Ganar para el Estado chileno mayor capacidad de acción económica dentro del país, tener resguardos muy estrictos sobre la producción de servicios sociales básicos, y aumentar la capacidad de negociación frente a los inversionistas extranjeros, son algunos de los grandes desafíos que tiene que enfrentar Chile, antes, durante o después de la Convención Constituyente.
ANALIZANDO LAS CIFRAS: OCUPACIóN Y DESOCUPACIóN.
La tasa de desocupación durante el trimestre móvil septiembre-noviembre del 2020, calculada por el INE, fue de 10.8 %, de acuerdo a datos hechos públicos en los últimos días de diciembre. Se trata de una tasa menor que la que se presentó durante el trimestre inmediatamente anterior – agosto octubre – que fue de 11.6 %. Es necesario, sin embargo, pasar revista a los contenidos más íntimos que están detrás de esas cifras.
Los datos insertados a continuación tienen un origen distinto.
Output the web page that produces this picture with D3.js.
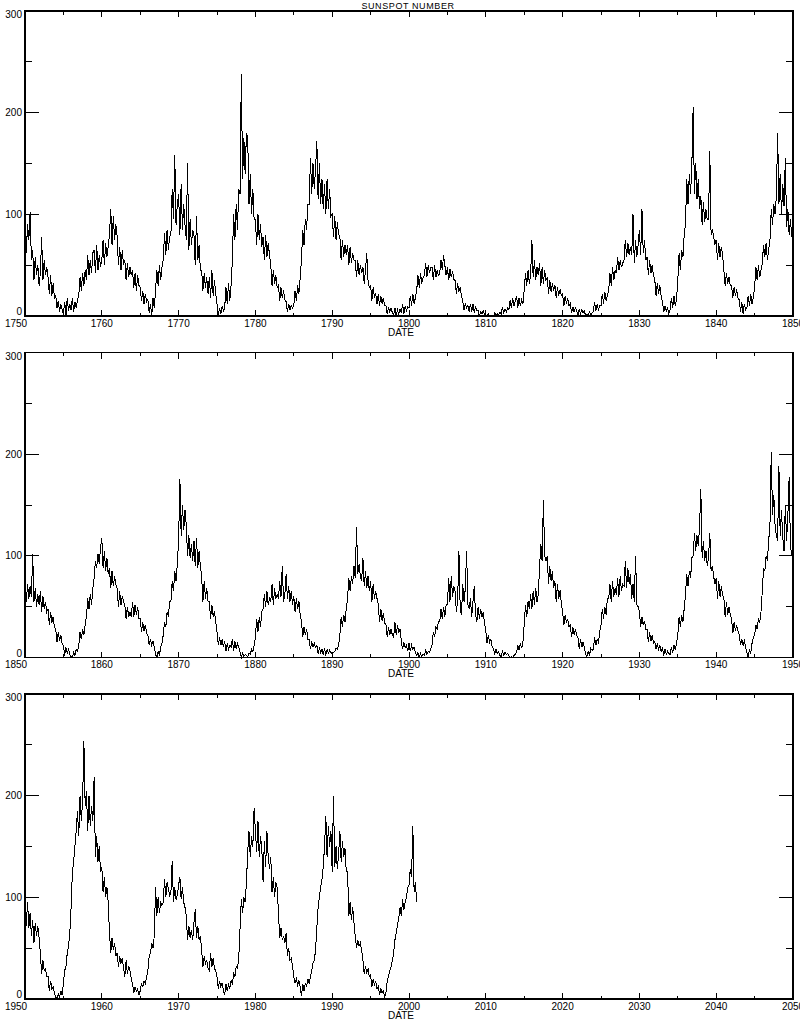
<!DOCTYPE html>
<html><head><meta charset="utf-8">
<script src="https://cdn.jsdelivr.net/npm/d3@7/dist/d3.min.js"></script>
<style>
html,body{margin:0;padding:0;background:#fff;}
svg text{font-family:"Liberation Sans",Arial,sans-serif;fill:#000;}
</style></head>
<body>
<svg id="chart" width="800" height="1024"></svg>
<script>
// Bi-monthly sunspot numbers (6 values per year)
const sun1750 = [
100,62,90,75,102,55, 65,35,58,40,50,30, 42,78,35,55,40,48, 38,22,40,20,32,18, 20,8,15,4,12,6,
2,14,0,18,5,12, 6,18,4,14,8,16, 20,38,25,42,30,45, 35,60,40,55,42,62, 65,42,70,45,60,48,
55,75,50,72,58,68, 80,105,70,98,75,90, 78,50,68,45,65,50, 55,35,52,38,48,40, 45,28,42,25,40,30,
28,15,25,12,22,14, 16,3,12,0,18,8, 25,45,30,50,35,48, 55,82,60,85,65,78, 80,125,95,158,90,110,
120,80,130,85,110,90, 75,150,65,95,70,85, 80,50,98,55,70,45, 45,25,42,28,38,22, 38,18,45,20,35,22,
12,0,8,2,10,5, 8,28,12,32,15,30, 55,100,75,110,85,125, 120,238,135,175,140,180, 175,110,140,100,125,95,
95,70,100,75,90,68, 78,55,80,58,72,60, 50,30,45,32,40,28, 30,15,28,18,25,16, 14,4,12,6,10,8,
10,25,15,30,22,38, 55,85,70,95,85,110, 110,155,120,150,125,145, 172,115,150,110,135,105, 130,100,135,105,125,98,
100,78,98,75,92,80, 78,55,75,58,70,60, 70,50,68,52,62,55, 55,38,55,40,50,42, 48,32,45,62,35,28,
30,15,28,18,22,12, 22,10,20,12,18,10, 10,2,9,4,8,3, 1,8,0,6,2,7, 3,12,2,10,5,9,
8,20,10,22,12,18, 25,40,28,42,32,38, 40,52,38,50,42,48, 48,35,50,38,45,40, 42,55,45,60,50,40,
48,35,46,38,44,36, 35,22,32,24,28,20, 15,6,12,8,10,4, 12,4,12,3,10,5, 5,0,4,2,5,1,
0,0,2,0,0,1, 0,3,0,2,1,4, 2,9,3,7,4,8, 6,16,8,18,10,15, 20,8,18,10,16,12,
25,42,30,45,32,40, 75,38,55,35,48,40, 52,30,48,32,45,35, 38,22,35,24,32,25, 30,18,28,20,26,20,
22,10,20,12,18,10, 12,3,9,4,8,5, 1,7,2,6,3,5, 0,2,0,4,1,3, 4,14,5,12,6,10,
10,22,12,24,15,20, 25,42,30,48,35,45, 42,58,45,55,48,52, 55,75,58,72,60,68, 60,100,52,75,58,70,
85,60,105,62,75,55, 58,40,55,42,50,40, 36,20,32,22,30,20, 14,4,10,5,8,2, 6,18,8,20,10,16,
35,62,45,65,58,80, 90,135,110,140,120,150, 206,120,150,115,135,105, 118,90,112,92,105,95, 95,162,80,85,78,70,
75,55,72,58,68,60, 45,30,42,32,38,30, 30,18,28,20,26,18, 16,4,14,2,12,6, 8,20,10,22,12,18,
28,48,35,50,38,45, 52,70,58,72,55,65, 75,105,90,110,100,118, 180,110,140,100,130,108, 155,88,105,80,95,78
];
const sun1850 = [
75,55,72,58,70,60, 102,55,68,50,62,52, 65,45,60,48,55,45, 48,32,45,34,40,30, 28,15,25,16,22,14,
12,2,10,4,8,3, 1,0,5,2,8,6, 12,25,18,28,22,32, 40,58,48,62,52,68, 78,95,88,102,92,108,
117,88,105,85,98,82, 88,68,85,70,80,72, 68,50,65,52,60,55, 52,38,50,40,45,40, 55,40,52,42,50,38,
38,25,35,26,32,24, 22,12,18,12,16,10, 3,0,6,2,10,14, 22,35,30,45,40,55, 55,75,65,85,75,92,
115,176,120,150,125,145, 130,100,120,98,112,95, 115,90,118,88,105,90, 80,55,75,58,68,55, 55,38,52,40,46,35,
25,12,20,12,18,10, 16,6,14,8,12,10, 18,6,16,8,14,10, 5,0,4,1,3,2, 1,4,3,8,6,12,
20,38,25,40,30,45, 48,62,50,65,52,58, 55,72,52,68,58,62, 58,75,60,90,55,62, 82,58,70,55,65,52,
60,45,58,48,55,42, 35,20,30,22,28,18, 18,8,16,10,14,10, 12,4,9,5,8,3, 9,2,8,4,7,5,
3,5,6,9,8,12, 22,40,30,42,35,48, 58,78,65,80,72,90, 78,128,82,92,80,75, 98,70,85,68,80,65,
75,55,72,58,65,58, 52,35,48,36,44,34, 32,20,30,22,28,22, 20,35,22,32,24,28, 16,8,15,10,12,6,
14,6,12,8,10,5, 2,5,0,4,1,3, 2,7,3,6,5,9, 12,25,20,30,28,35, 35,48,38,50,40,52,
52,78,55,80,60,70, 65,45,55,105,48,42, 72,55,68,105,52,48, 58,40,55,70,42,35, 50,38,48,40,45,34,
26,14,22,15,18,10, 9,3,8,4,6,2, 1,6,2,5,3,4, 2,0,1,0,2,3, 5,12,7,14,9,15,
32,52,40,55,48,62, 48,65,52,68,55,62, 88,112,95,155,100,95, 100,72,90,75,85,68, 75,55,72,58,66,54,
45,32,42,34,38,30, 32,20,30,22,28,22, 20,8,18,10,15,10, 3,1,6,2,9,7, 8,20,12,18,15,25,
32,48,38,50,42,58, 58,72,55,75,60,68, 62,78,60,80,65,72, 70,95,68,88,72,82, 58,72,55,100,52,50,
45,30,40,32,36,28, 28,15,25,16,22,14, 16,8,14,8,12,6, 10,2,8,3,6,4, 3,10,5,12,8,14,
22,40,30,42,35,48, 62,82,70,85,78,98, 100,122,105,120,110,128, 166,98,115,95,105,90, 98,122,85,90,80,72,
78,58,75,60,70,62, 58,40,55,42,50,42, 38,24,35,26,32,26, 22,12,18,12,16,10, 5,0,8,4,14,20,
22,32,28,38,35,45, 65,88,85,100,95,115, 130,202,140,160,130,120, 115,188,120,145,118,105, 150,115,140,178,110,100
];
const sun1950 = [
110,72,95,70,85,62, 78,55,75,62,72,60, 45,25,38,28,30,22, 22,8,18,10,12,6, 2,0,5,1,8,4,
15,28,32,45,52,65, 90,125,135,150,165,185, 160,200,175,195,254,190, 205,165,200,170,190,175, 218,140,160,135,150,125,
130,105,120,100,110,95, 65,45,60,48,55,42, 45,32,42,35,40,30, 22,38,25,32,28,20, 15,6,12,8,10,4,
8,15,12,18,15,22, 28,42,45,55,50,62, 110,82,100,85,95,92, 95,118,100,115,108,102, 105,136,95,110,98,102,
112,120,98,110,95,90, 82,58,72,60,68,58, 75,88,60,72,58,62, 48,32,42,35,38,30, 28,45,32,40,30,28,
22,10,18,12,16,8, 4,15,8,14,10,18, 15,25,22,32,30,40, 70,98,85,100,95,115, 145,165,140,160,150,188,
165,145,175,140,160,148, 115,155,130,165,140,128, 140,105,120,100,115,110, 85,60,70,58,62,55, 65,42,50,38,40,32,
22,16,20,14,18,12, 3,15,8,16,12,20, 15,22,28,35,38,48, 70,90,100,110,118,130, 150,180,140,170,150,165,
125,200,130,150,128,142, 165,135,155,140,148,125, 125,82,95,78,90,75, 62,50,58,52,55,48, 38,25,32,26,30,22,
24,12,20,14,18,10, 12,4,10,6,8,2, 6,18,22,28,32,38, 45,58,65,72,80,90, 82,98,88,95,100,110,
112,128,120,170,105,115, 95
];
const panelStarts = [1750, 1850, 1950];
const panelSeries = [sun1750, sun1850, sun1950];
const perYear = 6;
const yTickLabels = [0, 100, 200, 300];
const titleText = "SUNSPOT NUMBER";
const xAxisTitle = "DATE";

const svg = d3.select("#chart");
const left = 25, right = 793, ph = 305;
const tops = [11, 352.5, 694];

svg.append("text").attr("x", 408).attr("y", 8.5).attr("text-anchor", "middle")
  .attr("font-size", 9).attr("letter-spacing", 0.6).text(titleText);

panelStarts.forEach((start, p) => {
  const top = tops[p], bottom = top + ph;
  const x = d3.scaleLinear().domain([start, start + 100]).range([left, right]);
  const y = d3.scaleLinear().domain([0, 300]).range([bottom, top]);
  const g = svg.append("g");
  const vals = panelSeries[p];
  const pts = vals.map((v, i) => [start + i / perYear, v]);

  const line = d3.line().x(d => x(d[0])).y(d => y(d[1]));
  g.append("path").datum(pts).attr("d", line).attr("fill", "none")
    .attr("stroke", "#000").attr("stroke-width", 1).attr("shape-rendering", "crispEdges");

  // frame
  g.append("rect").attr("x", left).attr("y", top).attr("width", right - left).attr("height", ph)
    .attr("fill", "none").attr("stroke", "#000").attr("stroke-width", 1.2).attr("shape-rendering", "crispEdges");

  const majorX = d3.range(start, start + 101, 10);
  const minorX = d3.range(start + 5, start + 100, 10);
  const tk = (xs, len) => {
    xs.forEach(v => {
      g.append("line").attr("x1", x(v)).attr("x2", x(v)).attr("y1", bottom).attr("y2", bottom - len)
        .attr("stroke", "#000").attr("shape-rendering", "crispEdges");
      g.append("line").attr("x1", x(v)).attr("x2", x(v)).attr("y1", top).attr("y2", top + len)
        .attr("stroke", "#000").attr("shape-rendering", "crispEdges");
    });
  };
  tk(majorX, 6); tk(minorX, 3.5);
  const ytk = (vs, len) => {
    vs.forEach(v => {
      g.append("line").attr("x1", left).attr("x2", left + len).attr("y1", y(v)).attr("y2", y(v))
        .attr("stroke", "#000").attr("shape-rendering", "crispEdges");
      g.append("line").attr("x1", right).attr("x2", right - len).attr("y1", y(v)).attr("y2", y(v))
        .attr("stroke", "#000").attr("shape-rendering", "crispEdges");
    });
  };
  ytk([100, 200], 14); ytk([50, 150, 250], 7);

  majorX.forEach((v, i) => {
    g.append("text").attr("x", x(v) - (i === 0 ? 9 : 0)).attr("y", bottom + 10.5)
      .attr("text-anchor", "middle").attr("font-size", 10).text(v);
  });
  g.append("text").attr("x", (left + right) / 2 - 8).attr("y", bottom + 19.5)
    .attr("text-anchor", "middle").attr("font-size", 10).text(xAxisTitle);
  yTickLabels.forEach(v => {
    let yy = y(v) + 3.5;
    if (v === 0) yy = y(v) - 1;
    if (v === 300) yy = y(v) + 7;
    g.append("text").attr("x", 22).attr("y", yy).attr("text-anchor", "end")
      .attr("font-size", 10).text(v);
  });
});
</script>
</body></html>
Una primera cosa que llama la atención es que la fuerza de trabajo aumentó en el transcurso de un mes en aproximadamente 200 mil personas. En el trimestre agosto octubre era de 8.671.530 ciudadanos y un mes más tarde – en el trimestre septiembre noviembre pasó a ser de 8.871.080 trabajadores. Aparecieron 199 mil personas adicionales. ¿De dónde salieron? Salieron fundamentalmente de los “inactivos potencialmente activos”, es decir, de los que están en edad de trabajar pero no trabajan ni buscan hacerlo. No forman parte, por lo tanto, de la fuerza de trabajo, pero estarían dispuestos a trabajar si el mercado del trabajo se mostrara más atrayente. Esta categoría disminuyó en 192 mil personas, que fueron las que hicieron aumentar la fuerza de trabajo. Hay, por lo tanto, más gente que está dispuesta a abandonar el ocio e incorporarse al mercado del trabajo. Pero quedan todavía 1.334.270 trabajadores en esa categoría de inactivos potencialmente activos. Se trata, indudablemente, de un inmenso capital humano no aprovechado por parte de la sociedad chilena. Las consecuencias no solo económicas, sino también sociológicas y políticas de la existencia de ese contingente humano son considerables.
La fuerza de trabajo – que ya dijimos que aumentó en aproximadamente 200 mil personas en el último trimestre analizado – está compuesta por la suma de los ocupados más los desocupados. Los ocupados pasaron de 7.667.660 personas en agosto-octubre, a 7.916.720 trabajadores, en septiembre-noviembre. Un aumento de 249.060 personas. Pero los desocupados pasaron de 1.003.910 trabajadores a 954.350 trabajadores, disminuyendo en aproximadamente 50 mil personas. Todo eso explica el origen y el destino de los 200 mil nuevos integrantes de la fuerza de trabajo.
En la cantidad de ocupados no todos están ocupados de la misma forma. En la cifra ya mencionada se incluyen los “ocupados ausentes”, que disminuyeron en el último trimestre, pero continúan siendo 740.040 trabajadores.
También los trabajadores informales son parte de la cifra de trabajadores ocupados. Los trabajadores informales en el último trimestre ascendieron a 2.112.280 personas. En el trimestre anterior esa masa era solo de 1.924.580 trabajadores. Estos aumentaron, por lo tanto, en 187.700 personas. De los aproximadamente 250 mil nuevos ocupados, 187 mil lo hicieron en el sector informal. No se trata, indudablemente, de nuevo trabajo formal y estable.
En síntesis, en el país hay 954.350 desocupados, más 1.334.270 inactivos potencialmente activos, mas 740.040 ocupados ausentes, todo lo cual suma 3.028.660 trabajadores cuya inserción en el mercado laboral es nula o bien parecida a cero. Hay, además, más de 2 millones de trabajadores laborando en el sector informal. La situación, por lo tanto, no está como para celebrar.